Weeknotes for the week finishing Friday, 17th April 2026.

This week, I:

The human voice

Giles suspects that people are positive about LLMs when they’re using them to replace other people’s professions. He suspects that people are less positive about LLMs when other people are using LLMs to replace their profession.

I agree, but I’d argue that how a person feels about LLMs relates to more than their profession.

An example. I’m positive about using LLMs for writing Lua and Vimscript. I am not a Lua and Vimscript software developer. LLMs save me time; they help me do something I don’t want to do, but do want the results of doing.

I’m less positive about using LLMs for writing Python. I am a Python software developer. I’ve spent 12 years developing my knowledge, experience, and skill. Several inches of my bookshelf are occupied by the first and second editions of Fluent Python. I’ve spent weekends at Python conferences and enjoyed them. I will enjoy talking to you about my preference for collections.namedtuple over @dataclasses.dataclass, even if you won’t enjoy listening to me.

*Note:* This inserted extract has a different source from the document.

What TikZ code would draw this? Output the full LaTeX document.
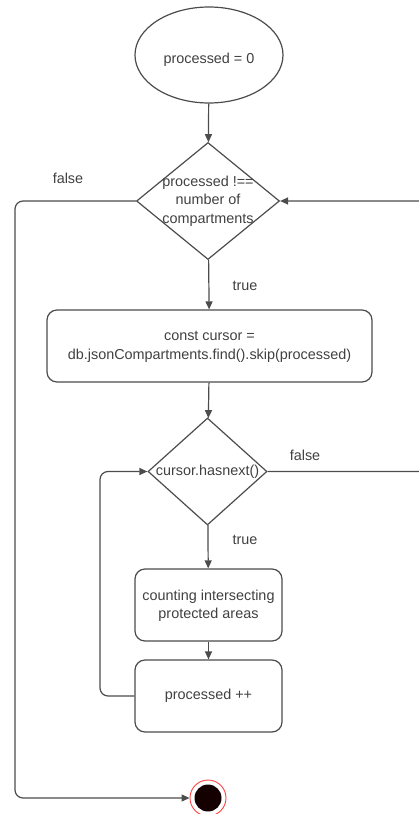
\documentclass[tikz,border=0pt]{standalone}
\usepackage{fontspec}
\setmainfont{Liberation Sans}
\usetikzlibrary{shapes.geometric,arrows.meta}
\begin{document}
\begin{tikzpicture}[x=1pt,y=-1pt,
  line/.style={draw=black!70,line width=1.2pt},
  arr/.style={line,-{Triangle[length=8pt,width=7pt]}},
  txt/.style={text=black!75,font=\fontsize{14.4}{18.5}\selectfont,align=center,inner sep=0pt},
  rbox/.style={line,rounded corners=10pt,minimum height=72pt,inner sep=0pt},
  dia/.style={line,diamond,inner sep=0pt},
  lbl/.style={text=black!75,font=\fontsize{14.4}{17}\selectfont,inner sep=0pt}]
\useasboundingbox (0,0) rectangle (418,814);
\node[line,ellipse,minimum width=148pt,minimum height=96pt,inner sep=0pt] (start) at (209,55) {};
\node[txt] (startt) at (209,60) {processed = 0};
\node[dia,minimum width=143pt,minimum height=117pt] (d1) at (208,201) {};
\node[txt] (d1t) at (208,201) {processed !==\\number of\\compartments};
\node[rbox,minimum width=325pt] (b1) at (209.5,346) {};
\node[txt] (b1t) at (209.5,347) {const cursor =\\db.jsonCompartments.find().skip(processed)};
\node[dia,minimum width=119pt,minimum height=107pt] (d2) at (207.5,471.5) {};
\node[txt] (d2t) at (207.5,472) {cursor.hasnext()};
\node[rbox,minimum width=147pt] (b2) at (208.5,605) {};
\node[txt,font=\fontsize{14.4}{17.5}\selectfont] (b2t) at (208.5,606) {counting intersecting\\protected areas};
\node[rbox,minimum width=147pt] (b3) at (208.5,696) {};
\node[txt] (b3t) at (208.5,696) {processed ++};
\node[circle,draw=red!75,line width=0.9pt,minimum size=36pt,inner sep=0pt] (end) at (208,798) {};
\node[circle,fill=black!92!red,minimum size=27pt,inner sep=0pt] (endin) at (end) {};
\node[lbl] (lf1) at (68,178) {false};
\node[lbl] (lt1) at (245,286) {true};
\node[lbl] (lf2) at (305,455) {false};
\node[lbl] (lt2) at (245,540) {true};
\coordinate (fl1) at (15,201);
\coordinate (fl2) at (15,798);
\coordinate (rr1) at (428,471.5);
\coordinate (rr2) at (428,201);
\coordinate (lp1) at (100,696);
\coordinate (lp2) at (100,471.5);
\draw[arr] (start) -- (d1);
\draw[arr] (d1) -- (b1);
\draw[arr] (b1) -- (d2);
\draw[arr] (d2) -- (b2);
\draw[arr] (b2) -- (b3);
\draw[arr,rounded corners=8pt] (d1.west) -- (fl1) -- (fl2) -- (end.west);
\draw[arr,rounded corners=8pt] (d2.east) -- (rr1) -- (rr2) -- (d1.east);
\draw[arr,rounded corners=8pt] (b3.west) -- (lp1) -- (lp2) -- (d2.west);
\end{tikzpicture}
\end{document}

Yes, how I feel about LLMs relates to my profession. But more than my profession, it relates to my identity.

Ways of working

I’ve always worked in small software development teams, for small-to-medium-sized companies. I’ve taken it for granted that everyone signed up to the agile manifesto. Recently, I’ve encountered other ways of working; ways of working that involve meetings, gantt charts, work plans, and KPIs. These are not my ways of working.